OK, confession time – I listen to most of my music on my Ipod when travelling around. As much as I’d love to spend hours each evening huddled in front of my vinyl player with the lights dimmed, absorbing every fine sonic nuance and being transported away into another world, the harsh practicalities and hectic time constraints of city life torpedo that. Nope, its inner-ear headphones jammed in and MP3s abound on the relentless grind of the underground/overground/concrete trudge commute for this hapless scribe.
This has made reviewing ‘De Mysteris Dom Christi’ something of a considerable challenge – quite apart from the ‘are they taking the piss?’ notions regarding the faintly absurd backstory of the band (a duo of ex-black metal fanatics – one of whom used to play in the ‘non more Satanic’ Swedish outfit Ofermod – who converted to Roman Catholicism in 2009, hence the album title translating as something like ‘Christ’s Secret Rites’), this is sonically a very difficult album to absorb indeed. The relentless pummel of the drums aside, the whole record is very, very faint, murky and distant, ghostly wisps of barely audible sound and ‘did I hear that?’ sound effects simmering within the mix.
I’ll be honest – at first, I dismissed this record as something of a parody. The whole Roman Catholic angle, the pretentiousness of Ajna releasing three version of this album, each allegedly containing different songs (?), the quasi-inaudible nature of the majority of the music, the Mayhem-parodying album title. Nevertheless, instinct and intrigue made me stay my hand from swift dismissal. Underneath the sonic fog, there was something there, a sinister, wafting hint of ambience and affecting melody that slowly began to unfurl.
With every increase of the volume notch, more secrets were unveiled – the meandering bass lines underpinning ‘IV’, the Negura Bunget-tinged dramatic synths that coruscate across ‘IIX’, the searing melody that slithers beneath the cavernous blastbeats on ‘X’ – and gradually, ‘De Mysteis Dom Christi’ begins to make a lot more sense. Far from the work of studio ineptitude, the misty and faint nature of the production is clearly a very definite artistic choice, the sonic equivalent of sunlight diffusing through the stained glass window of a long-forgotten church, dimly illuminating the dust and decrepitude within.

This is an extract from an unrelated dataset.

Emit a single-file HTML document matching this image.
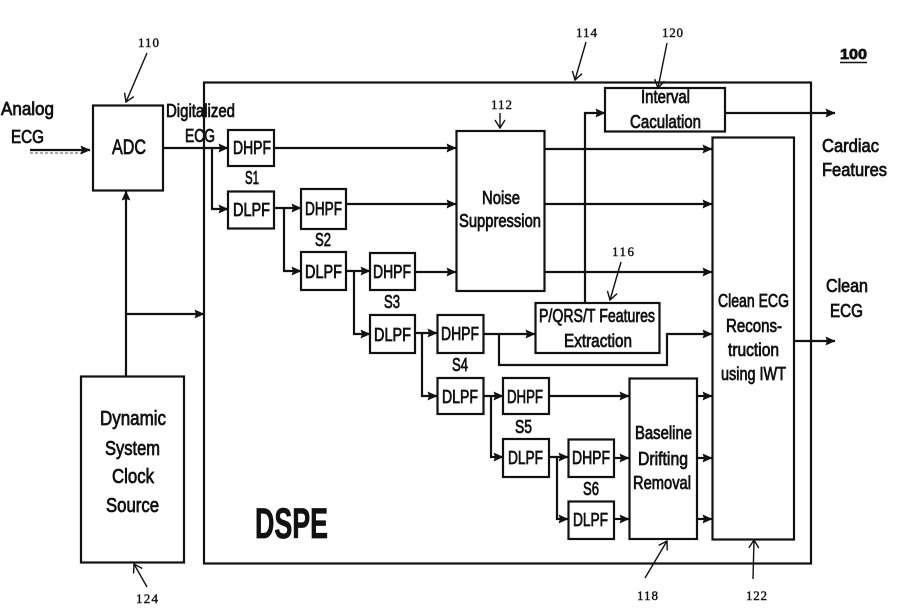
<!DOCTYPE html>
<html><head><meta charset="utf-8"><style>
html,body{margin:0;padding:0;background:#fff}
svg{display:block}
text{font-family:"Liberation Sans",sans-serif;fill:#111;stroke:#111;stroke-width:.75;text-anchor:start}
rect{fill:none;stroke:#111;stroke-width:2.2}
path.l{fill:none;stroke:#111;stroke-width:2.2}
path.t{fill:none;stroke:#111;stroke-width:1.4}
.n text{font-family:"Liberation Serif",serif;stroke-width:.4}
</style></head><body>
<svg width="903" height="608" viewBox="0 0 903 608" xmlns="http://www.w3.org/2000/svg">
<defs>
<marker id="a" markerWidth="10" markerHeight="9" refX="9.5" refY="4.5" orient="auto" markerUnits="userSpaceOnUse"><path d="M0 0L10 4.5L0 9L1.5 4.5Z" fill="#111"/></marker>
<marker id="o" markerWidth="10" markerHeight="12" refX="9" refY="6" orient="auto" markerUnits="userSpaceOnUse"><path d="M1 1L9 6L1 11" fill="none" stroke="#111" stroke-width="1.4"/></marker>
</defs>
<rect x="204" y="82.500" width="607" height="481"/>
<rect x="93" y="105.500" width="70" height="85"/>
<rect x="81" y="376.500" width="103" height="186"/>
<rect x="605" y="88" width="120" height="43.500"/>
<rect x="712.500" y="137.500" width="81.500" height="402"/>
<rect x="456.500" y="131" width="88" height="160"/>
<rect x="535.500" y="303" width="124" height="50"/>
<rect x="629.500" y="378.500" width="67.500" height="160.500"/>
<rect x="228" y="130" width="46" height="36"/>
<rect x="228" y="191.500" width="46" height="37"/>
<rect x="301" y="189" width="45" height="40"/>
<rect x="301" y="252" width="45" height="38"/>
<rect x="370" y="253" width="45" height="37"/>
<rect x="370" y="315" width="45" height="38"/>
<rect x="437.500" y="315" width="46" height="38"/>
<rect x="437.500" y="378" width="46" height="36"/>
<rect x="503" y="378" width="46" height="36"/>
<rect x="503" y="439" width="46" height="38"/>
<rect x="568.500" y="439.500" width="45.500" height="37.500"/>
<rect x="568.500" y="501.500" width="45.500" height="37.500"/>

<path d="M30 153H85" fill="none" stroke="#aaa" stroke-width="2" stroke-dasharray="3 2"/>
<path class="l" marker-end="url(#a)" d="M30 150H90"/>
<path class="l" marker-end="url(#a)" d="M164 148H228"/>
<path class="l" marker-end="url(#a)" d="M212 148V209H228"/>
<path class="l" marker-end="url(#a)" d="M126 377V191"/>
<path class="l" marker-end="url(#a)" d="M126 314H204"/>
<path class="l" marker-end="url(#a)" d="M274 148H456"/>
<path class="l" marker-end="url(#a)" d="M274 208H301"/>
<path class="l" marker-end="url(#a)" d="M284 208V271H301"/>
<path class="l" marker-end="url(#a)" d="M346 204H456"/>
<path class="l" marker-end="url(#a)" d="M346 271H370"/>
<path class="l" marker-end="url(#a)" d="M354 271V334H370"/>
<path class="l" marker-end="url(#a)" d="M415 272H456"/>
<path class="l" marker-end="url(#a)" d="M415 333H437"/>
<path class="l" marker-end="url(#a)" d="M422 333V396H437"/>
<path class="l" marker-end="url(#a)" d="M483 334H535"/>
<path class="l" marker-end="url(#a)" d="M483 396H503"/>
<path class="l" marker-end="url(#a)" d="M491 396V457H503"/>
<path class="l" marker-end="url(#a)" d="M549 396H629"/>
<path class="l" marker-end="url(#a)" d="M549 457H568"/>
<path class="l" marker-end="url(#a)" d="M557 457V519H568"/>
<path class="l" marker-end="url(#a)" d="M614 458H629"/>
<path class="l" marker-end="url(#a)" d="M614 519H629"/>
<path class="l" marker-end="url(#a)" d="M544 149H712"/>
<path class="l" marker-end="url(#a)" d="M544 204H712"/>
<path class="l" marker-end="url(#a)" d="M544 272H712"/>
<path class="l" marker-end="url(#a)" d="M499 334V365H667V334H712"/>
<path class="l" marker-end="url(#a)" d="M585 303V113H605"/>
<path class="l" marker-end="url(#a)" d="M697 396H712"/>
<path class="l" marker-end="url(#a)" d="M697 458H712"/>
<path class="l" marker-end="url(#a)" d="M697 519H712"/>
<path class="l" marker-end="url(#a)" d="M725 113H835"/>
<path class="l" marker-end="url(#a)" d="M794 341H835"/>

<path class="t" marker-end="url(#o)" d="M147 53L126 102"/>
<path class="t" marker-end="url(#o)" d="M586 42L575 80"/>
<path class="t" marker-end="url(#o)" d="M667 43L658 88"/>
<path class="t" marker-end="url(#o)" d="M500 113V128"/>
<path class="t" marker-end="url(#o)" d="M621 262L610 300"/>
<path class="t" marker-end="url(#o)" d="M645 578L667 541"/>
<path class="t" marker-end="url(#o)" d="M753 579L754 540"/>
<path class="t" marker-end="url(#o)" d="M147 587L134 564"/>

<g font-size="18">
<text x="1" y="115" textLength="53" lengthAdjust="spacingAndGlyphs">Analog</text>
<text x="11" y="143" textLength="33" lengthAdjust="spacingAndGlyphs">ECG</text>
<text x="166" y="117" textLength="69" lengthAdjust="spacingAndGlyphs">Digitalized</text>
<text x="185" y="142" textLength="30" lengthAdjust="spacingAndGlyphs">ECG</text>
<text x="112" y="154" font-size="21" textLength="34" lengthAdjust="spacingAndGlyphs">ADC</text>

<text x="233" y="154" textLength="38" lengthAdjust="spacingAndGlyphs">DHPF</text>
<text x="233" y="216" textLength="37" lengthAdjust="spacingAndGlyphs">DLPF</text>
<text x="305" y="215" textLength="37" lengthAdjust="spacingAndGlyphs">DHPF</text>
<text x="305" y="278" textLength="37" lengthAdjust="spacingAndGlyphs">DLPF</text>
<text x="373" y="278" textLength="38" lengthAdjust="spacingAndGlyphs">DHPF</text>
<text x="374" y="341" textLength="37" lengthAdjust="spacingAndGlyphs">DLPF</text>
<text x="441" y="340" textLength="38" lengthAdjust="spacingAndGlyphs">DHPF</text>
<text x="442" y="403" textLength="36" lengthAdjust="spacingAndGlyphs">DLPF</text>
<text x="507" y="403" textLength="36" lengthAdjust="spacingAndGlyphs">DHPF</text>
<text x="508" y="464" textLength="35" lengthAdjust="spacingAndGlyphs">DLPF</text>
<text x="572" y="464" textLength="38" lengthAdjust="spacingAndGlyphs">DHPF</text>
<text x="573" y="526" textLength="35" lengthAdjust="spacingAndGlyphs">DLPF</text>

<text x="245" y="184" textLength="14" lengthAdjust="spacingAndGlyphs">S1</text>
<text x="315" y="246" textLength="16" lengthAdjust="spacingAndGlyphs">S2</text>
<text x="384" y="308" textLength="16" lengthAdjust="spacingAndGlyphs">S3</text>
<text x="452" y="371" textLength="16" lengthAdjust="spacingAndGlyphs">S4</text>
<text x="515" y="433" textLength="17" lengthAdjust="spacingAndGlyphs">S5</text>
<text x="583" y="495" textLength="16" lengthAdjust="spacingAndGlyphs">S6</text>

<text x="482" y="204" textLength="38" lengthAdjust="spacingAndGlyphs">Noise</text>
<text x="459" y="227" textLength="82" lengthAdjust="spacingAndGlyphs">Suppression</text>
<text x="641" y="103" textLength="49" lengthAdjust="spacingAndGlyphs">Interval</text>
<text x="630" y="128" textLength="71" lengthAdjust="spacingAndGlyphs">Caculation</text>
<text x="539" y="322" textLength="116" lengthAdjust="spacingAndGlyphs">P/QRS/T Features</text>
<text x="564" y="347" textLength="68" lengthAdjust="spacingAndGlyphs">Extraction</text>
<text x="635" y="439" textLength="57" lengthAdjust="spacingAndGlyphs">Baseline</text>
<text x="638" y="465" textLength="50" lengthAdjust="spacingAndGlyphs">Drifting</text>
<text x="633" y="489" textLength="58" lengthAdjust="spacingAndGlyphs">Removal</text>
<text x="718" y="307" textLength="71" lengthAdjust="spacingAndGlyphs">Clean ECG</text>
<text x="726" y="332" textLength="56" lengthAdjust="spacingAndGlyphs">Recons-</text>
<text x="728" y="356" textLength="51" lengthAdjust="spacingAndGlyphs">truction</text>
<text x="721" y="380" textLength="65" lengthAdjust="spacingAndGlyphs">using IWT</text>
<text x="822" y="152" textLength="57" lengthAdjust="spacingAndGlyphs">Cardiac</text>
<text x="822" y="176" textLength="65" lengthAdjust="spacingAndGlyphs">Features</text>
<text x="826" y="292" textLength="42" lengthAdjust="spacingAndGlyphs">Clean</text>
<text x="830" y="317" textLength="33" lengthAdjust="spacingAndGlyphs">ECG</text>
</g>
<g font-size="20">
<text x="100" y="425" textLength="66" lengthAdjust="spacingAndGlyphs">Dynamic</text>
<text x="105" y="455" textLength="55" lengthAdjust="spacingAndGlyphs">System</text>
<text x="112" y="483" textLength="42" lengthAdjust="spacingAndGlyphs">Clock</text>
<text x="106" y="512" textLength="53" lengthAdjust="spacingAndGlyphs">Source</text>
</g>
<text x="255" y="538" font-size="43" font-weight="bold" textLength="73" lengthAdjust="spacingAndGlyphs">DSPE</text>
<text x="840" y="59" font-size="15" font-weight="bold" textLength="27" lengthAdjust="spacingAndGlyphs">100</text>
<path d="M840 62.500H867" stroke="#111" stroke-width="1.500" fill="none"/>
<g class="n" font-size="13">
<text x="138" y="47" textLength="21">110</text>
<text x="576" y="37" textLength="21">114</text>
<text x="662" y="37" textLength="21">120</text>
<text x="491" y="109" textLength="21">112</text>
<text x="612" y="256" textLength="22">116</text>
<text x="637" y="600" textLength="21">118</text>
<text x="746" y="600" textLength="21">122</text>
<text x="136" y="603" textLength="22">124</text>
</g>
</svg>
</body></html>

Elsewhere, there are smatterings of Abruptum-styled soundscapes – the slow-paced percussion and demented, gurgling vocals in ‘VI’ being a particular case in point. The final track ‘XI’ meanwhile showcases a real sense of subtle escalation in the cold melodies lurking beneath the surface. Throughout the whole album, it’s hard to tell whether its synth, guitars or both that are generating the subtle billows of sound.
‘De Mysteris Dom Christi’ is not an easy album – and it’s still debatable as to exactly how serious these two are being – but in this age of readily-digestible trends, triggered blastbeat plastic black metal and pseudo-occult rockstars, it’s highly refreshing to encounter something at once this idiosyncratic and intriguing. It isn’t for everyone but there’s a real sense of atmosphere if you’ve the patience and willpower to dig beneath the surface of this undeniably unusual release.